## Task to complete
Make an exact copy of the records, with the images left out.

## Records provided
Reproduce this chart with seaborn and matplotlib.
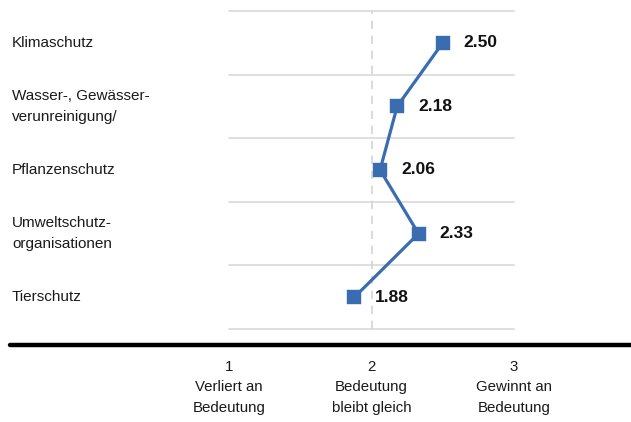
import matplotlib
matplotlib.use("Agg")
import matplotlib.pyplot as plt
from matplotlib.lines import Line2D
from matplotlib.transforms import blended_transform_factory
import seaborn as sns
import pandas as pd

categories = [
    "Klimaschutz",
    "Wasser-, Gewässer-\nverunreinigung/",
    "Pflanzenschutz",
    "Umweltschutz-\norganisationen",
    "Tierschutz",
]
values = [2.50, 2.18, 2.06, 2.33, 1.88]
tick_values = [1, 2, 3]
tick_labels = [
    "1\nVerliert an\nBedeutung",
    "2\nBedeutung\nbleibt gleich",
    "3\nGewinnt an\nBedeutung",
]

df = pd.DataFrame({"Thema": categories, "Wert": values})

sns.set_theme(style="white")
plt.rcParams["font.family"] = ["Liberation Sans", "DejaVu Sans"]

line_color = "#3a6db0"
grid_color = "#d9d9d9"

fig = plt.figure(figsize=(6.31, 4.22), dpi=100)
ax = fig.add_axes([229 / 631, 1 - 329 / 422, (514 - 229) / 631, (329 - 11) / 422])

sns.pointplot(
    data=df, x="Wert", y="Thema", orient="h", order=categories,
    color=line_color, markers="s", markersize=8, linewidth=2.3,
    errorbar=None, ax=ax,
)

ax.set_xlim(1, 3)
ax.set_ylim(len(categories) - 0.5, -0.5)

# separators between rows
for b in range(len(categories) + 1):
    ax.axhline(b - 0.5, color=grid_color, lw=1.2, zorder=0, clip_on=False)

# reference line at "bleibt gleich"
ax.axvline(2, color="#d4d4d4", lw=1.2, ls=(0, (5, 4)), zorder=0)

for s in ax.spines.values():
    s.set_visible(False)

# category labels, left aligned at the figure edge
trans = blended_transform_factory(fig.transFigure, ax.transData)
ax.set_yticks([])
ax.set_ylabel("")
for i, c in enumerate(categories):
    ax.text(12 / 631, i, c, transform=trans, ha="left", va="center",
            fontsize=11, color="#1a1a1a", linespacing=1.65)

# value labels
for i, v in enumerate(values):
    ax.annotate(f"{v:.2f}", xy=(v, i), xytext=(15, 0), textcoords="offset points",
                ha="left", va="center", fontsize=12.5, fontweight="bold", color="#111111")

ax.set_xticks(tick_values)
ax.set_xticklabels(tick_labels, fontsize=10.8, color="#1a1a1a", linespacing=1.6)
ax.tick_params(axis="x", length=0, pad=22)
ax.set_xlabel("")

# heavy rule above the scale labels
fig.add_artist(Line2D([10 / 631, 1.0], [1 - 345 / 422] * 2, color="black", lw=3.2,
                      transform=fig.transFigure))

fig.savefig("out.png", dpi=100)
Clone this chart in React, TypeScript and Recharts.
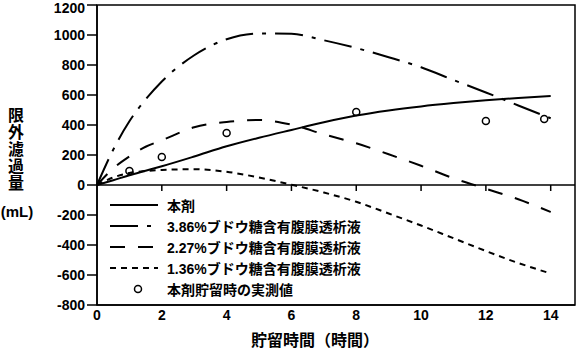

## Result
Reproduce this chart with seaborn and matplotlib.
import matplotlib
matplotlib.use("Agg")
import matplotlib.pyplot as plt
from matplotlib.lines import Line2D
from matplotlib.transforms import blended_transform_factory
import seaborn as sns
import pandas as pd

categories = [
    "Klimaschutz",
    "Wasser-, Gewässer-\nverunreinigung/",
    "Pflanzenschutz",
    "Umweltschutz-\norganisationen",
    "Tierschutz",
]
values = [2.50, 2.18, 2.06, 2.33, 1.88]
tick_values = [1, 2, 3]
tick_labels = [
    "1\nVerliert an\nBedeutung",
    "2\nBedeutung\nbleibt gleich",
    "3\nGewinnt an\nBedeutung",
]

df = pd.DataFrame({"Thema": categories, "Wert": values})

sns.set_theme(style="white")
plt.rcParams["font.family"] = ["Liberation Sans", "DejaVu Sans"]

line_color = "#3a6db0"
grid_color = "#d9d9d9"

fig = plt.figure(figsize=(6.31, 4.22), dpi=100)
ax = fig.add_axes([229 / 631, 1 - 329 / 422, (514 - 229) / 631, (329 - 11) / 422])

sns.pointplot(
    data=df, x="Wert", y="Thema", orient="h", order=categories,
    color=line_color, markers="s", markersize=8, linewidth=2.3,
    errorbar=None, ax=ax,
)

ax.set_xlim(1, 3)
ax.set_ylim(len(categories) - 0.5, -0.5)

# separators between rows
for b in range(len(categories) + 1):
    ax.axhline(b - 0.5, color=grid_color, lw=1.2, zorder=0, clip_on=False)

# reference line at "bleibt gleich"
ax.axvline(2, color="#d4d4d4", lw=1.2, ls=(0, (5, 4)), zorder=0)

for s in ax.spines.values():
    s.set_visible(False)

# category labels, left aligned at the figure edge
trans = blended_transform_factory(fig.transFigure, ax.transData)
ax.set_yticks([])
ax.set_ylabel("")
for i, c in enumerate(categories):
    ax.text(12 / 631, i, c, transform=trans, ha="left", va="center",
            fontsize=11, color="#1a1a1a", linespacing=1.65)

# value labels
for i, v in enumerate(values):
    ax.annotate(f"{v:.2f}", xy=(v, i), xytext=(15, 0), textcoords="offset points",
                ha="left", va="center", fontsize=12.5, fontweight="bold", color="#111111")

ax.set_xticks(tick_values)
ax.set_xticklabels(tick_labels, fontsize=10.8, color="#1a1a1a", linespacing=1.6)
ax.tick_params(axis="x", length=0, pad=22)
ax.set_xlabel("")

# heavy rule above the scale labels
fig.add_artist(Line2D([10 / 631, 1.0], [1 - 345 / 422] * 2, color="black", lw=3.2,
                      transform=fig.transFigure))

fig.savefig("out.png", dpi=100)
Clone this chart in React, TypeScript and Recharts.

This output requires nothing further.